§ **Exercise instructions**
Retype every line from the start of the entries below down to the line with "minimum width=510pt, minimum", both ends included; skip the pictures.

§ **Items from a data source**
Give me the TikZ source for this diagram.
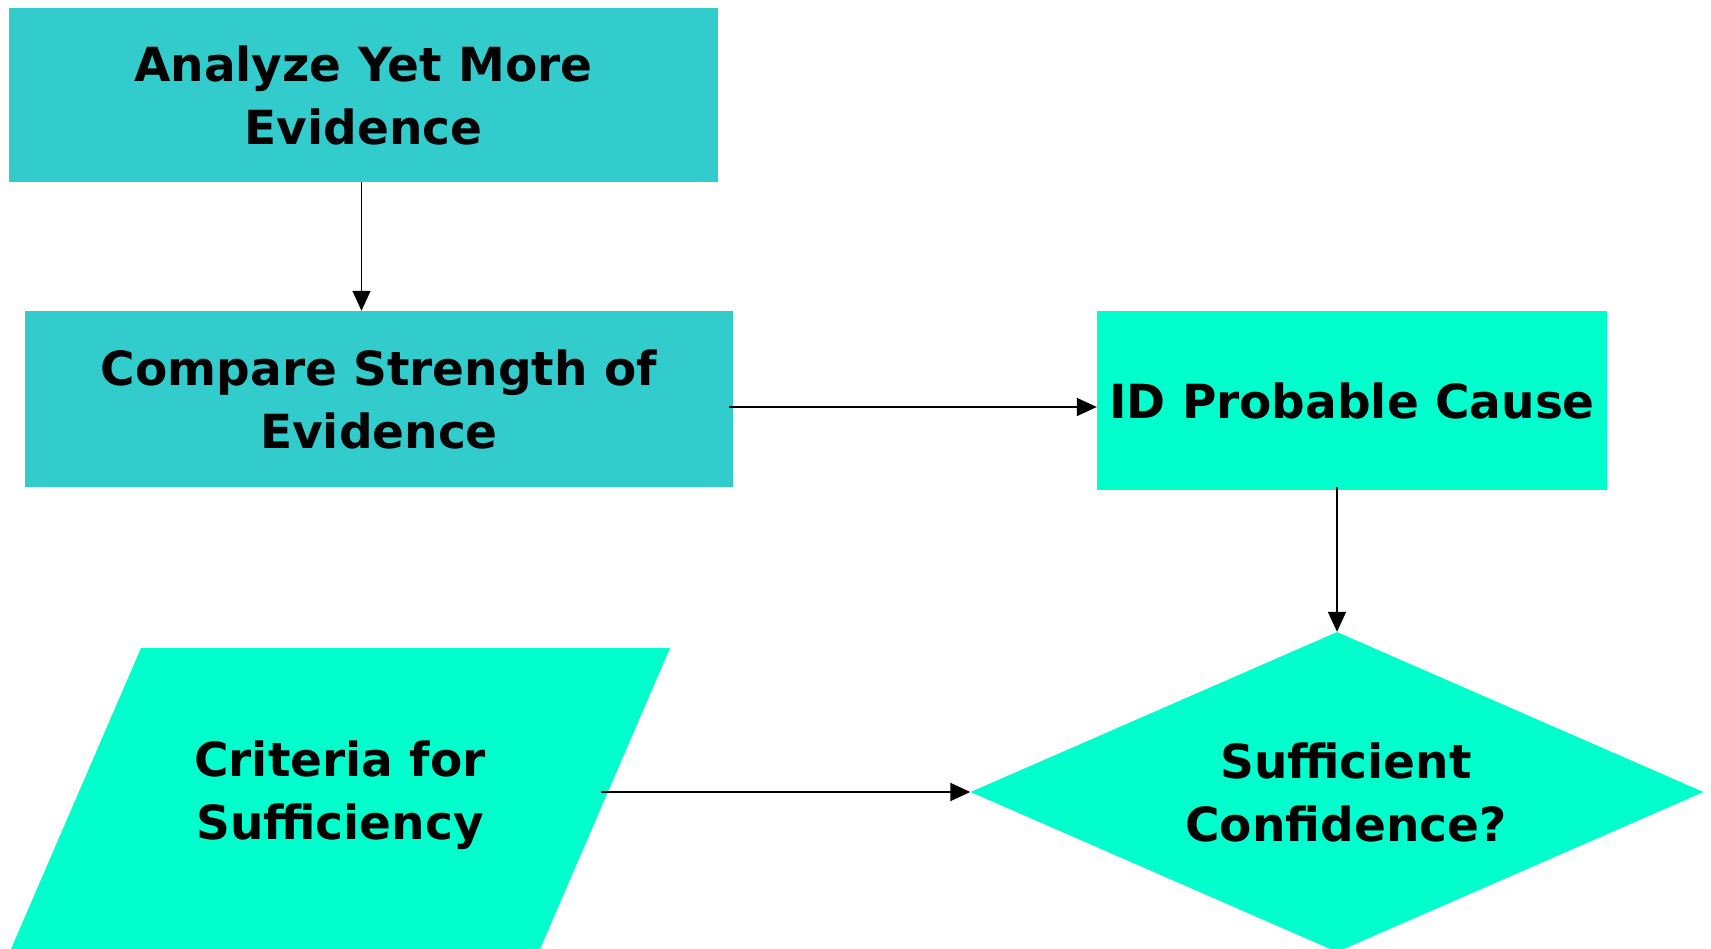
\documentclass[tikz,border=0pt]{standalone}
\usepackage{fontspec}
\setmainfont{DejaVu Sans}
\usetikzlibrary{arrows.meta,shapes.geometric}
\definecolor{procteal}{HTML}{33CCCC}
\definecolor{aquagreen}{HTML}{00FFCC}
\begin{document}
\begin{tikzpicture}[x=1pt,y=-1pt,
  lbl/.style={font=\bfseries\fontsize{47}{63}\selectfont, align=center, inner sep=0pt},
  procbox/.style={lbl, rectangle, draw=none},
  decision/.style={lbl, diamond, aspect=2.29, fill=aquagreen, draw=none},
  conn/.style={-{Triangle[length=20pt,width=18pt]}, line width=1.6pt, black}]
\useasboundingbox (0,0) rectangle (1711,949);

% process boxes
\node[procbox, fill=procteal, minimum width=709pt, minimum height=174pt] (b1) at (363.5,95) {Analyze Yet More\\Evidence};
\node[procbox, fill=procteal, minimum width=708pt, minimum height=176pt] (b2) at (379,399) {Compare Strength of\\Evidence};
\node[procbox, fill=aquagreen, minimum width=510pt, minimum height=179pt] (b3) at (1352,400.5) {ID Probable Cause};

% decision, with its label set a little right of centre
\node[decision, minimum width=733pt, minimum height=320pt] (dec) at (1337,792) {\hspace*{18pt}Sufficient\\\hspace*{18pt}Confidence?};

% input parallelogram
\fill[aquagreen] (141,648) -- (670,648) -- (540,949) -- (11,949) -- cycle;
\node[lbl] (crit) at (340,795) {Criteria for\\Sufficiency};
\coordinate (critout) at (601,792);

% connectors
\draw[conn] ([xshift=-2pt]b1.south) -- ([xshift=-2pt]b1.south |- b2.north);
\draw[conn] ([xshift=-4pt,yshift=-8pt]b2.east) -- ([yshift=-8pt]b2.east -| b3.west);
\draw[conn] ([yshift=3pt]b3.south -| dec.north) -- (dec.north);
\draw[conn] (critout) -- (dec.west);
\end{tikzpicture}
\end{document}
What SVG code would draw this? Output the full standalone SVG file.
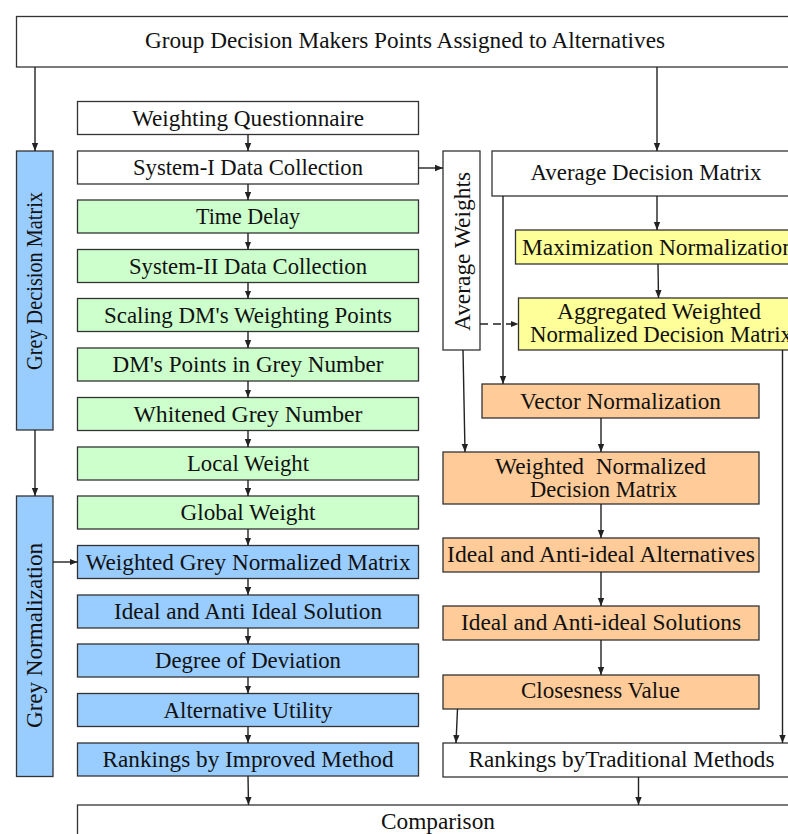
<svg xmlns="http://www.w3.org/2000/svg" width="788" height="834" viewBox="0 0 788 834">
<defs>
<style>
rect{stroke:#333;stroke-width:1.3}
.w{fill:#fff}.g{fill:#ccffcc}.b{fill:#99ccff}.y{fill:#ffff99}.o{fill:#ffcc99}
text{font-family:"Liberation Serif","Times New Roman",serif;font-size:22.5px;fill:#111;text-anchor:middle}
.c line{stroke:#222;stroke-width:1.4;marker-end:url(#ah)}
.c .d{stroke-dasharray:8,5}
</style>
<marker id="ah" viewBox="0 0 10 10" refX="10" refY="5" markerWidth="8" markerHeight="8" orient="auto" markerUnits="userSpaceOnUse"><path d="M0,1 L10,5 L0,9 z" fill="#222"/></marker>
</defs>
<rect width="788" height="834" fill="#fff" style="stroke:none"/>

<g id="top"><rect class="w" x="16.5" y="16.5" width="790" height="50.5"/><text x="405" y="47.5" textLength="520" lengthAdjust="spacingAndGlyphs">Group Decision Makers Points Assigned to Alternatives</text></g>

<g id="gdm"><rect class="b" x="16.5" y="151" width="36.5" height="279"/><text transform="translate(41.5,281) rotate(-90)" textLength="178" lengthAdjust="spacingAndGlyphs">Grey Decision Matrix</text></g>
<g id="gn"><rect class="b" x="16.5" y="496" width="36.5" height="280.5"/><text transform="translate(41.5,635.5) rotate(-90)" textLength="185" lengthAdjust="spacingAndGlyphs">Grey Normalization</text></g>

<g id="n1"><rect class="w" x="77.5" y="101.5" width="341" height="33"/><text x="248" y="125.5" textLength="232" lengthAdjust="spacingAndGlyphs">Weighting Questionnaire</text></g>
<g id="n2"><rect class="w" x="77.5" y="151" width="341" height="33"/><text x="248" y="174.5" textLength="230" lengthAdjust="spacingAndGlyphs">System-I Data Collection</text></g>
<g id="n3"><rect class="g" x="77.5" y="200" width="341" height="33"/><text x="248" y="224" textLength="104" lengthAdjust="spacingAndGlyphs">Time Delay</text></g>
<g id="n4"><rect class="g" x="77.5" y="249.5" width="341" height="33"/><text x="248" y="273.5" textLength="238" lengthAdjust="spacingAndGlyphs">System-II Data Collection</text></g>
<g id="n5"><rect class="g" x="77.5" y="298.5" width="341" height="33"/><text x="248" y="322.5" textLength="288" lengthAdjust="spacingAndGlyphs">Scaling DM's Weighting Points</text></g>
<g id="n6"><rect class="g" x="77.5" y="348" width="341" height="33"/><text x="248" y="372" textLength="271" lengthAdjust="spacingAndGlyphs">DM's Points in Grey Number</text></g>
<g id="n7"><rect class="g" x="77.5" y="397.5" width="341" height="33"/><text x="248" y="421.5" textLength="229" lengthAdjust="spacingAndGlyphs">Whitened Grey Number</text></g>
<g id="n8"><rect class="g" x="77.5" y="447" width="341" height="33"/><text x="248" y="471" textLength="122" lengthAdjust="spacingAndGlyphs">Local Weight</text></g>
<g id="n9"><rect class="g" x="77.5" y="496" width="341" height="33"/><text x="248" y="520" textLength="135" lengthAdjust="spacingAndGlyphs">Global Weight</text></g>
<g id="n10"><rect class="b" x="77.5" y="545.5" width="341" height="33"/><text x="248" y="569.5" textLength="325" lengthAdjust="spacingAndGlyphs">Weighted Grey Normalized Matrix</text></g>
<g id="n11"><rect class="b" x="77.5" y="595" width="341" height="33"/><text x="248" y="619" textLength="268" lengthAdjust="spacingAndGlyphs">Ideal and Anti Ideal Solution</text></g>
<g id="n12"><rect class="b" x="77.5" y="644" width="341" height="33"/><text x="248" y="668" textLength="186" lengthAdjust="spacingAndGlyphs">Degree of Deviation</text></g>
<g id="n13"><rect class="b" x="77.5" y="693.5" width="341" height="33"/><text x="248" y="717.5" textLength="169" lengthAdjust="spacingAndGlyphs">Alternative Utility</text></g>
<g id="n14"><rect class="b" x="77.5" y="743" width="341" height="33"/><text x="248" y="767" textLength="291" lengthAdjust="spacingAndGlyphs">Rankings by Improved Method</text></g>

<g id="cmp"><rect class="w" x="77.5" y="805" width="740" height="60"/><text x="438" y="828.5" textLength="114" lengthAdjust="spacingAndGlyphs">Comparison</text></g>

<g id="aw"><rect class="w" x="443" y="151" width="37" height="199"/><text transform="translate(469.5,251.5) rotate(-90)" textLength="159" lengthAdjust="spacingAndGlyphs">Average Weights</text></g>
<g id="adm"><rect class="w" x="492" y="151" width="320" height="45"/><text x="646" y="180" textLength="231" lengthAdjust="spacingAndGlyphs">Average Decision Matrix</text></g>
<g id="mn"><rect class="y" x="515.5" y="230" width="286" height="34"/><text x="658" y="254.5" textLength="272" lengthAdjust="spacingAndGlyphs">Maximization Normalization</text></g>
<g id="awn"><rect class="y" x="518.5" y="298" width="284" height="52"/><text x="659" y="319" textLength="204" lengthAdjust="spacingAndGlyphs">Aggregated Weighted</text><text x="661" y="341.5" textLength="262" lengthAdjust="spacingAndGlyphs">Normalized Decision Matrix</text></g>
<g id="vn"><rect class="o" x="482" y="384" width="277" height="34"/><text x="620.5" y="408.5" textLength="201" lengthAdjust="spacingAndGlyphs">Vector Normalization</text></g>
<g id="wnd"><rect class="o" x="443" y="452" width="316" height="52"/><text x="600.5" y="473.5" textLength="211" lengthAdjust="spacingAndGlyphs">Weighted&#160; Normalized</text><text x="603.5" y="496.5" textLength="147" lengthAdjust="spacingAndGlyphs">Decision Matrix</text></g>
<g id="iaa"><rect class="o" x="443" y="538" width="316" height="34"/><text x="601" y="562" textLength="308" lengthAdjust="spacingAndGlyphs">Ideal and Anti-ideal Alternatives</text></g>
<g id="ias"><rect class="o" x="443" y="606" width="316" height="34"/><text x="601" y="630" textLength="280" lengthAdjust="spacingAndGlyphs">Ideal and Anti-ideal Solutions</text></g>
<g id="cv"><rect class="o" x="443" y="675" width="316" height="34"/><text x="600.5" y="698" textLength="159" lengthAdjust="spacingAndGlyphs">Closesness Value</text></g>
<g id="rtm"><rect class="w" x="443" y="743" width="360" height="34"/><text x="621.5" y="767" textLength="306" lengthAdjust="spacingAndGlyphs">Rankings byTraditional Methods</text></g>

<g class="c" id="connectors">
<line x1="35" y1="67" x2="35" y2="151"/>
<line x1="657" y1="67" x2="657" y2="151"/>
<line x1="35" y1="430" x2="35" y2="496"/>
<line x1="53" y1="562" x2="77.5" y2="562"/>
<line x1="248" y1="134.5" x2="248" y2="151"/>
<line x1="248" y1="184" x2="248" y2="200"/>
<line x1="248" y1="233" x2="248" y2="249.5"/>
<line x1="248" y1="282.5" x2="248" y2="298.5"/>
<line x1="248" y1="331.5" x2="248" y2="348"/>
<line x1="248" y1="381" x2="248" y2="397.5"/>
<line x1="248" y1="430.5" x2="248" y2="447"/>
<line x1="248" y1="480" x2="248" y2="496"/>
<line x1="248" y1="529" x2="248" y2="545.5"/>
<line x1="248" y1="578.5" x2="248" y2="595"/>
<line x1="248" y1="628" x2="248" y2="644"/>
<line x1="248" y1="677" x2="248" y2="693.5"/>
<line x1="248" y1="726.5" x2="248" y2="743"/>
<line x1="248" y1="776" x2="248.5" y2="805"/>
<line x1="418.5" y1="168" x2="443" y2="168"/>
<line x1="657" y1="196" x2="657" y2="230"/>
<line x1="658" y1="264" x2="658.5" y2="298"/>
<line class="d" x1="480" y1="324" x2="518.5" y2="324"/>
<line x1="503" y1="196" x2="503" y2="384"/>
<line x1="463" y1="350" x2="465" y2="452"/>
<line x1="601" y1="418" x2="601" y2="452"/>
<line x1="601" y1="504" x2="601" y2="538"/>
<line x1="601" y1="572" x2="601" y2="606"/>
<line x1="601" y1="640" x2="601" y2="675"/>
<line x1="457.5" y1="709" x2="456" y2="743"/>
<line x1="782.5" y1="350" x2="782.5" y2="743"/>
<line x1="638.5" y1="777" x2="638.5" y2="805"/>
</g>
</svg>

§ **Answer for the task**
Give me the TikZ source for this diagram.
\documentclass[tikz,border=0pt]{standalone}
\usepackage{fontspec}
\setmainfont{DejaVu Sans}
\usetikzlibrary{arrows.meta,shapes.geometric}
\definecolor{procteal}{HTML}{33CCCC}
\definecolor{aquagreen}{HTML}{00FFCC}
\begin{document}
\begin{tikzpicture}[x=1pt,y=-1pt,
  lbl/.style={font=\bfseries\fontsize{47}{63}\selectfont, align=center, inner sep=0pt},
  procbox/.style={lbl, rectangle, draw=none},
  decision/.style={lbl, diamond, aspect=2.29, fill=aquagreen, draw=none},
  conn/.style={-{Triangle[length=20pt,width=18pt]}, line width=1.6pt, black}]
\useasboundingbox (0,0) rectangle (1711,949);

% process boxes
\node[procbox, fill=procteal, minimum width=709pt, minimum height=174pt] (b1) at (363.5,95) {Analyze Yet More\\Evidence};
\node[procbox, fill=procteal, minimum width=708pt, minimum height=176pt] (b2) at (379,399) {Compare Strength of\\Evidence};
\node[procbox, fill=aquagreen, minimum width=510pt, minimum height=179pt] (b3) at (1352,400.5) {ID Probable Cause};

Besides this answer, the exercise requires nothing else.